Devachan is then neither meaningless nor useless. "In it we are
rested; that part of us which could not bloom under the chilling
skies of earth-life bursts forth into flower and goes back with
us to earth-life stronger and more a part of our nature than
before. Why should we repine that Nature kindly aids us in the
interminable struggle, why keep the mind revolving about the
present petty personality and its good and evil fortunes? "
(Letter from Mahatma K. H. See PATH, p. 191, Vol. 5.)
A question to consider is whether we here can reach those in
devachan or do they come here. We cannot reach them nor affect
them unless we are Adepts. The claim of mediums to hold communion
with the SPIRITS of the dead is baseless, and still less valid is
the claim of ability to help those who have gone to devachan. The
Mahatma, a being who has developed all his powers and is free
from illusion, can go into the devachanic state and then
communicate with the Egos there. Such is one of their functions.
They deal with certain entities in devachan for the purpose of
getting them out of the state so as to return to earth for the
benefit of the race.

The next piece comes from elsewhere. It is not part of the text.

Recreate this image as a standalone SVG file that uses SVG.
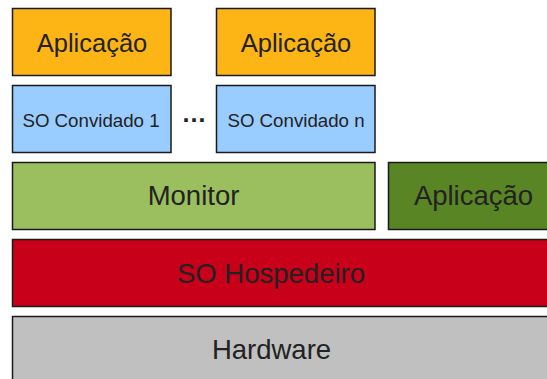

The Egos they thus deal with are those whose
nature is great and deep but who are not wise enough to be able
to overcome the natural illusions of devachan.
The whole period allotted by the soul's forces being ended in
devachan, the magnetic threads which bind it to earth begin to
assert their power. The Self wakes from the dream, it is borne
swiftly off to a new body, and then, just before birth, it sees
for a moment all the causes that led it to devachan and back to
the life it is about to begin, and knowing it to be all just, to
be the result of its own past life, it repines not but takes up
the cross again -- and another soul has come back to earth.